### AVAILABLE DATA
** Start **

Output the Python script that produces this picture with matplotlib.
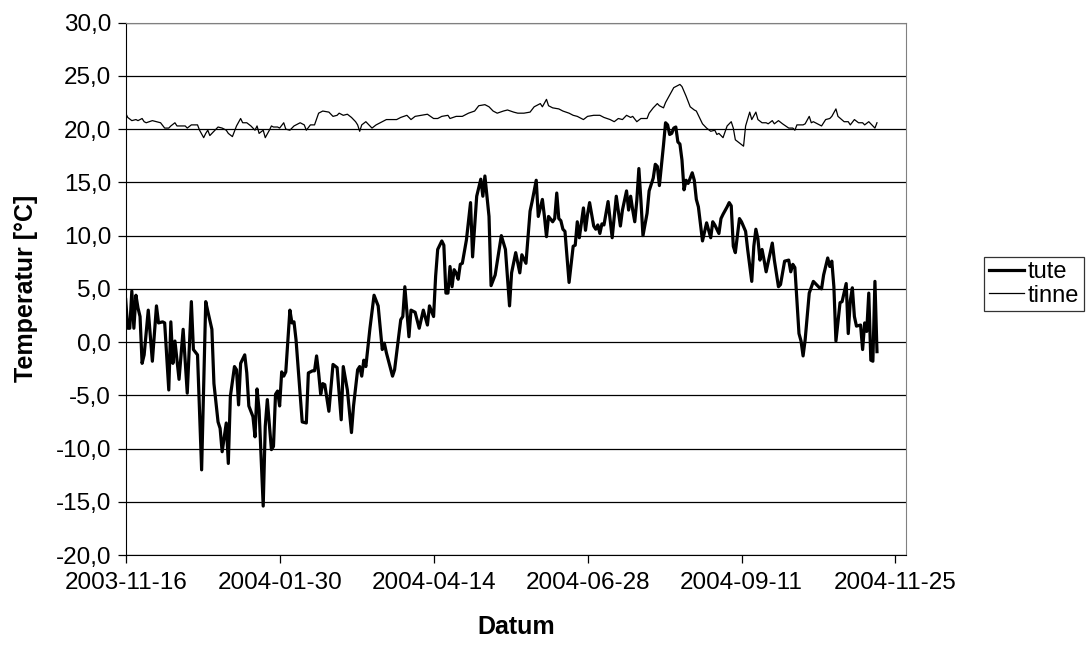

** End **
** Start **

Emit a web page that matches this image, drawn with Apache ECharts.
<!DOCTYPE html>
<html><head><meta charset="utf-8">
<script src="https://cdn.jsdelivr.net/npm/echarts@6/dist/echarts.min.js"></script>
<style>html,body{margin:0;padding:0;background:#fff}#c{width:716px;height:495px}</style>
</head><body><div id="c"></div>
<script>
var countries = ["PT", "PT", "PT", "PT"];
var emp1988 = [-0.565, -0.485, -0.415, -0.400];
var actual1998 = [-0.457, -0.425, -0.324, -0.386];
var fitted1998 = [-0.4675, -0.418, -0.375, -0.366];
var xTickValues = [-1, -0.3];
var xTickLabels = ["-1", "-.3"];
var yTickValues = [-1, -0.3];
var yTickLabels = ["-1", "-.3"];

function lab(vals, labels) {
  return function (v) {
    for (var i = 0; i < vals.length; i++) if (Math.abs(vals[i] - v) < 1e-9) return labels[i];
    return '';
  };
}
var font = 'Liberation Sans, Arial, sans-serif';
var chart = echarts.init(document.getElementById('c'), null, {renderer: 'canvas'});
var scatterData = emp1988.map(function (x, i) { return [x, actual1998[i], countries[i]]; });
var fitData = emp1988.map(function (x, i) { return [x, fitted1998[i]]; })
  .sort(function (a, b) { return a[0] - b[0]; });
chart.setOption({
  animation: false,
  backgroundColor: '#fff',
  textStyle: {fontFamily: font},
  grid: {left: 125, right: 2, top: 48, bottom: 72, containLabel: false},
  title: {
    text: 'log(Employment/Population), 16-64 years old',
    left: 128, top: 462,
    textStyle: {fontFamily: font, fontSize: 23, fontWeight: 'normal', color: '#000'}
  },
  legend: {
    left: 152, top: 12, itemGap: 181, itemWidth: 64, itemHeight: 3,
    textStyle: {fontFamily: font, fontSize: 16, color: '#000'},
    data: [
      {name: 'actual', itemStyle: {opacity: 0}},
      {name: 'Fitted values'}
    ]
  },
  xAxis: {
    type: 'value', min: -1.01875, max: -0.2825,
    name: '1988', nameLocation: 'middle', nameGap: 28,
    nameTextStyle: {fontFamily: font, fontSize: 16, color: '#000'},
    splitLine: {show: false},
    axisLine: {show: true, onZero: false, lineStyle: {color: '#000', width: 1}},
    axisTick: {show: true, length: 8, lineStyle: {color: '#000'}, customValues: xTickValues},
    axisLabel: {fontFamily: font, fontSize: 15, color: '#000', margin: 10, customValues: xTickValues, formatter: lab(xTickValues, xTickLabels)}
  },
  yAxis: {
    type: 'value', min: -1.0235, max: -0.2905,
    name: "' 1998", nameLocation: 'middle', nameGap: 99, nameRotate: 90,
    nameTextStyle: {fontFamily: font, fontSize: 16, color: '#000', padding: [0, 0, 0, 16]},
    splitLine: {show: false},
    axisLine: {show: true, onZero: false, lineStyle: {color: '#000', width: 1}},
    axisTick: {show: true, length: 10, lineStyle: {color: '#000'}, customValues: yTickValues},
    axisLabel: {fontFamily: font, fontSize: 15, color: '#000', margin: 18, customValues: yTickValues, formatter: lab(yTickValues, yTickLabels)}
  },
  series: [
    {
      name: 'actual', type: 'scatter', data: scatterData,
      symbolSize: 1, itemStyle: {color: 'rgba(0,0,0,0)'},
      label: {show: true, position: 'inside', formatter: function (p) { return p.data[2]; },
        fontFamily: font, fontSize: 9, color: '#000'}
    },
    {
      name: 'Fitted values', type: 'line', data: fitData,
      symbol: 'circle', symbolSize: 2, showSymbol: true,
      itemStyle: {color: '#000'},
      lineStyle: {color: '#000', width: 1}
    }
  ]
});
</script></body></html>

** End **
** Start **

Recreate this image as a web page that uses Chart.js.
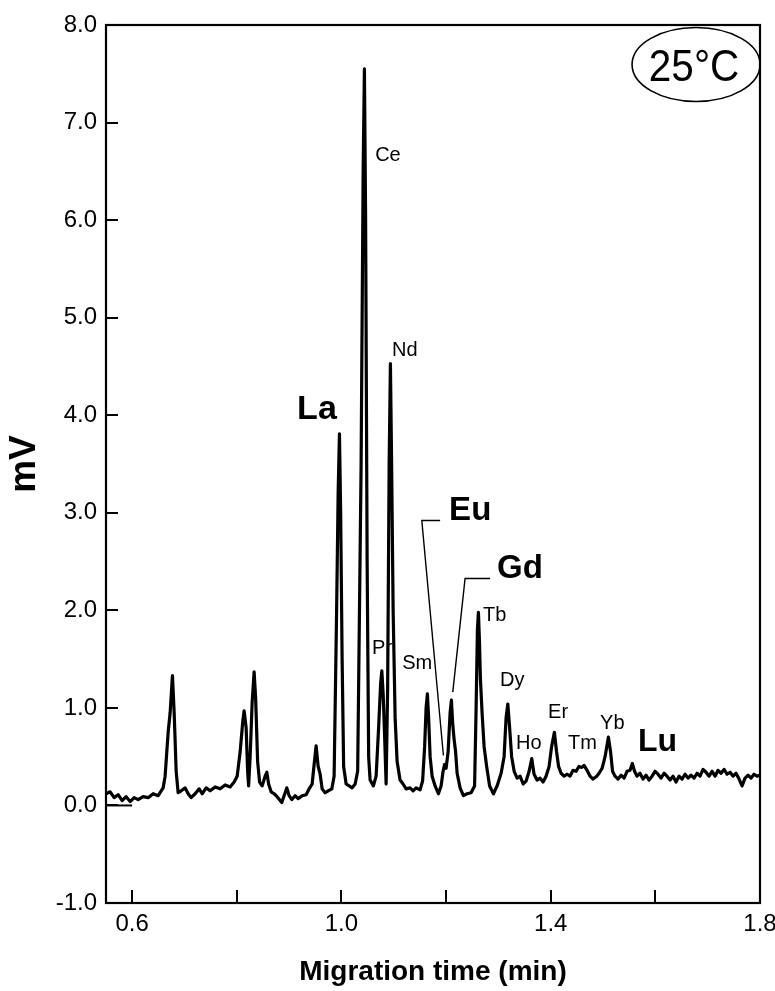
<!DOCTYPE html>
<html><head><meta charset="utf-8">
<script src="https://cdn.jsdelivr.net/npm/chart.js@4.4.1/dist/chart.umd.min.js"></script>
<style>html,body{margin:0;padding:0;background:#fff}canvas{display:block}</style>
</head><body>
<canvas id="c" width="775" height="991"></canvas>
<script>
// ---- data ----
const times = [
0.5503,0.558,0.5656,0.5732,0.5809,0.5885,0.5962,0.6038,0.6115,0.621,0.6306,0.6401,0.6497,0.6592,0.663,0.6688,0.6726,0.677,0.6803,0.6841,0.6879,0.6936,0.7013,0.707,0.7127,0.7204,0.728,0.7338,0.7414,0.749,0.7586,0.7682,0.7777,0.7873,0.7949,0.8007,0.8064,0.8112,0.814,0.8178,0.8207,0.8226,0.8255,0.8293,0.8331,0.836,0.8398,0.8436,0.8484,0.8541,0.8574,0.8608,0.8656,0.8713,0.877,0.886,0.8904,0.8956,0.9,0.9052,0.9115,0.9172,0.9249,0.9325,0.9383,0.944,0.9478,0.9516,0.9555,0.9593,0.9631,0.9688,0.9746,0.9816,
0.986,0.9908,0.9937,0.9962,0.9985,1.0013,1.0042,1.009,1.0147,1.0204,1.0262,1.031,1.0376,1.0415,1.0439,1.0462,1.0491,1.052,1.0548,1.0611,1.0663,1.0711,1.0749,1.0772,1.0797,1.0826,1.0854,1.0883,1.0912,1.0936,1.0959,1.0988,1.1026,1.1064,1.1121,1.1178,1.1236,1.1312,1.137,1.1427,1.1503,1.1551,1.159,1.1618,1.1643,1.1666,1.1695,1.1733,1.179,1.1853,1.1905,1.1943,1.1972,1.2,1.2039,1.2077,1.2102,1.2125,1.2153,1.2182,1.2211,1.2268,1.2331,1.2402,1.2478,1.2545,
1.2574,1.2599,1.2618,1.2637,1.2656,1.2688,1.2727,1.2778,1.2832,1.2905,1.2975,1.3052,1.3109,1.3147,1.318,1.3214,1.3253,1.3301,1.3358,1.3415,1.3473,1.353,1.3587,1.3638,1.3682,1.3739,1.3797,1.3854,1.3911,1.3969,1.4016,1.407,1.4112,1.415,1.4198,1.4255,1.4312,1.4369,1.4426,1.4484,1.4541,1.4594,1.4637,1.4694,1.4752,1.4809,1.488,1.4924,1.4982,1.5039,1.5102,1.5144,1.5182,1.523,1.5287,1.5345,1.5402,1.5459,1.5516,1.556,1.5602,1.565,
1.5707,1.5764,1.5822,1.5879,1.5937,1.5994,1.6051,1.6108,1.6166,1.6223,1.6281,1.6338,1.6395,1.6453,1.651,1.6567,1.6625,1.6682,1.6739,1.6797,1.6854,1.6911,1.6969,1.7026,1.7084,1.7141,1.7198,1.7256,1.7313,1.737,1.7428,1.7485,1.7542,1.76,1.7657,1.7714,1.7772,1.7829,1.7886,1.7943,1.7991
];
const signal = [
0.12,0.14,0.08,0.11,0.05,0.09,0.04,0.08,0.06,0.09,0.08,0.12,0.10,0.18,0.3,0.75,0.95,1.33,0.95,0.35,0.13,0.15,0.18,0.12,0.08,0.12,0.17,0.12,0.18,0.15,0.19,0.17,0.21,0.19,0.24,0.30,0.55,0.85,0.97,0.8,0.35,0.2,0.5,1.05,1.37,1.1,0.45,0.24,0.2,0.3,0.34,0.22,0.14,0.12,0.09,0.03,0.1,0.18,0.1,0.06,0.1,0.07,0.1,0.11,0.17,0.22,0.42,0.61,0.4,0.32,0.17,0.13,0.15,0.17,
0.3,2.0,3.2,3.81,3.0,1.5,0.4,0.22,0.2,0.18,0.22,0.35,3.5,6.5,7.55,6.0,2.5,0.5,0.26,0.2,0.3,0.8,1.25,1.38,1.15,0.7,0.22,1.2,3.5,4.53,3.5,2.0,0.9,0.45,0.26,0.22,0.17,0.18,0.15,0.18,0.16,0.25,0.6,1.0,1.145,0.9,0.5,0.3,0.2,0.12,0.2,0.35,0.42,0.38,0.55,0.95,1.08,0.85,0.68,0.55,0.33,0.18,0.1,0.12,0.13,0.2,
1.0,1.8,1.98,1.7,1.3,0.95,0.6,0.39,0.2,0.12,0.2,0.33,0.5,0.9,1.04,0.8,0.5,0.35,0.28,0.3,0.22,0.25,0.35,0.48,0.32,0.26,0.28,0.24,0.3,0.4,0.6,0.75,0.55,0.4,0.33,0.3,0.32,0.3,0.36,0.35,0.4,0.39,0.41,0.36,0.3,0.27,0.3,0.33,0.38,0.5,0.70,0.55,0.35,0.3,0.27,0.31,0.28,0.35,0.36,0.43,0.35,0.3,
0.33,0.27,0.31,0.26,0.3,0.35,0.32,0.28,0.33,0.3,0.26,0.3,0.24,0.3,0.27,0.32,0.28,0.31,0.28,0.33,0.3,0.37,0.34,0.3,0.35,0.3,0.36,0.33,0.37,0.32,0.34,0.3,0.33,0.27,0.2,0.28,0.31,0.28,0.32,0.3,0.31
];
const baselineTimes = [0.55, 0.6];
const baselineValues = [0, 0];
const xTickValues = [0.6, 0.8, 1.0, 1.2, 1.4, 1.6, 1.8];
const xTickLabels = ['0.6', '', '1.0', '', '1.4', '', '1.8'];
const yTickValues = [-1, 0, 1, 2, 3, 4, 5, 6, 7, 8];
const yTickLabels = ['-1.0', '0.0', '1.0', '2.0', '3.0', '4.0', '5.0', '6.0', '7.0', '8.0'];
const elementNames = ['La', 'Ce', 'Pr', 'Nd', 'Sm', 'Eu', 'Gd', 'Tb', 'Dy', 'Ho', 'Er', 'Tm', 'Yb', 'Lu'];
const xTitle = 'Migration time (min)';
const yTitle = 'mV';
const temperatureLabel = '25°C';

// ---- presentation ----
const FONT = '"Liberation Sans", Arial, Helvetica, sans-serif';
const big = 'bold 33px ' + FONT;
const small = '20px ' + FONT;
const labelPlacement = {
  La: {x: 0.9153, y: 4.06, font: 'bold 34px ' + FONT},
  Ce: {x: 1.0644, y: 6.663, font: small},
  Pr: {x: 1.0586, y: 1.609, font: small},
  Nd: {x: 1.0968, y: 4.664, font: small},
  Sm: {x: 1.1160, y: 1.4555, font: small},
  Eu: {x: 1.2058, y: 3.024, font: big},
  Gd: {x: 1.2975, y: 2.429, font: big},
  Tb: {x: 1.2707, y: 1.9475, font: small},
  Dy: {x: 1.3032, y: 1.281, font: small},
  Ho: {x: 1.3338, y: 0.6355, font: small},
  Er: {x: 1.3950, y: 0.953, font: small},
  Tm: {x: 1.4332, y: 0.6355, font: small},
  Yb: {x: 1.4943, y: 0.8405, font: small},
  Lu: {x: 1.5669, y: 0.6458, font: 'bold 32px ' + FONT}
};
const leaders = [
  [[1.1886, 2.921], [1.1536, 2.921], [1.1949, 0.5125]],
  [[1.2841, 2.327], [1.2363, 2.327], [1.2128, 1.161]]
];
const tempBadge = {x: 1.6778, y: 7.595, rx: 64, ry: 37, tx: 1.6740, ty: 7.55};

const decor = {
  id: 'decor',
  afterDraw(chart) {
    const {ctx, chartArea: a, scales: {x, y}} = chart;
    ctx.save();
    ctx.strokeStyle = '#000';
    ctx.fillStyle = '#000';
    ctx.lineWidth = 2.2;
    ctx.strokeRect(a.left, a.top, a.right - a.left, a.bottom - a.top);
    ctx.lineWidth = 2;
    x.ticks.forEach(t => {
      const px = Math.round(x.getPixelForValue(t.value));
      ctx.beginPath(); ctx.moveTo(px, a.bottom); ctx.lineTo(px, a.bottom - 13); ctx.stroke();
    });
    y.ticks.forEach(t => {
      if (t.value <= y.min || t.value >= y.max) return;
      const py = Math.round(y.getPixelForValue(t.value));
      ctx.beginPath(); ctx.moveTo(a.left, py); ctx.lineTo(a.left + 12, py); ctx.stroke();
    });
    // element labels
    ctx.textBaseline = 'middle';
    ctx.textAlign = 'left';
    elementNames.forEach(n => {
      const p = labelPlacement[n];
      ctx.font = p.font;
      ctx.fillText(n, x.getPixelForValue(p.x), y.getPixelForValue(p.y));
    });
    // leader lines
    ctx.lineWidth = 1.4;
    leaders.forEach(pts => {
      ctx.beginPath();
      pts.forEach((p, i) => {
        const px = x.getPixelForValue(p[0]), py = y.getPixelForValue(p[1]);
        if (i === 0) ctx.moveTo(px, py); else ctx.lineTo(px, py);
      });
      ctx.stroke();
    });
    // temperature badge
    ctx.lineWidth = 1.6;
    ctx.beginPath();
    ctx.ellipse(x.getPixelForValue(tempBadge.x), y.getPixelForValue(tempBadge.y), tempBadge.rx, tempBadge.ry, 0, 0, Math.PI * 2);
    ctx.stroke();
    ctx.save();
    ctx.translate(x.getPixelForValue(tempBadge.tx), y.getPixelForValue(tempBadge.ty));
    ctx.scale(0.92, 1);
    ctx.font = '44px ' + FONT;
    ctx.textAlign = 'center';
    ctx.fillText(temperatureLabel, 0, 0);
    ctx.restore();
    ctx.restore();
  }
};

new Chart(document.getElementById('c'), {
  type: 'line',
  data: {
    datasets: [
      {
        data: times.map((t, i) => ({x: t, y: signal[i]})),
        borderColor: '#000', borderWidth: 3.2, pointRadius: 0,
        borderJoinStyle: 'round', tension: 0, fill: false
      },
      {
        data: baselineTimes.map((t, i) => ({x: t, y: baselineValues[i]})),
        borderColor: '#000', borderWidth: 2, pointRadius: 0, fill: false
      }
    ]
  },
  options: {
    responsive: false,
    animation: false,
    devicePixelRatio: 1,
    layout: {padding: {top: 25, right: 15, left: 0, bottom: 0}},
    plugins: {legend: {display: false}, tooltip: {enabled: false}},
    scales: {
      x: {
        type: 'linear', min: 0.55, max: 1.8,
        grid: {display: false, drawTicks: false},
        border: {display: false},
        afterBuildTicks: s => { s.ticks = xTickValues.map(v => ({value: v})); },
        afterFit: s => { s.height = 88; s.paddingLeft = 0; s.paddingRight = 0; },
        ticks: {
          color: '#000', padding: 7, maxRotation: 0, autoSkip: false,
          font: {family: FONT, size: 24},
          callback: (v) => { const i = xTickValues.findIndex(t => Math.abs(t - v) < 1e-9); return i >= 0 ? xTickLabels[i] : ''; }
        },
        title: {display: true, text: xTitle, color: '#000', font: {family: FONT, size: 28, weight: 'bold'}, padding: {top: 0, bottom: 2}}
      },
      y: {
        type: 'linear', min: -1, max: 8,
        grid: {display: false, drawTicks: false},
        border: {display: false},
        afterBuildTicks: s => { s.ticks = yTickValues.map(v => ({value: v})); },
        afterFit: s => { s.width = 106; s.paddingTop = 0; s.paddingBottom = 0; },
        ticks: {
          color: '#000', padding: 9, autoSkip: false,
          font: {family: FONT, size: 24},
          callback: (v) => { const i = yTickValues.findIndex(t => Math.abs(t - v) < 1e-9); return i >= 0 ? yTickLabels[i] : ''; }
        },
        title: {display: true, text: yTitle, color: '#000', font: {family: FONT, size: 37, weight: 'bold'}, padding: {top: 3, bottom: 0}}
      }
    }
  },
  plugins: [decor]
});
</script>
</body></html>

** End **

### TASK BRIEF
In the records above, collect each line with "script".

### EXPECTED OUTPUT
Output the Python script that produces this picture with matplotlib.
<script src="https://cdn.jsdelivr.net/npm/echarts@6/dist/echarts.min.js"></script>
<script>
</script></body></html>
<script src="https://cdn.jsdelivr.net/npm/chart.js@4.4.1/dist/chart.umd.min.js"></script>
<script>
</script>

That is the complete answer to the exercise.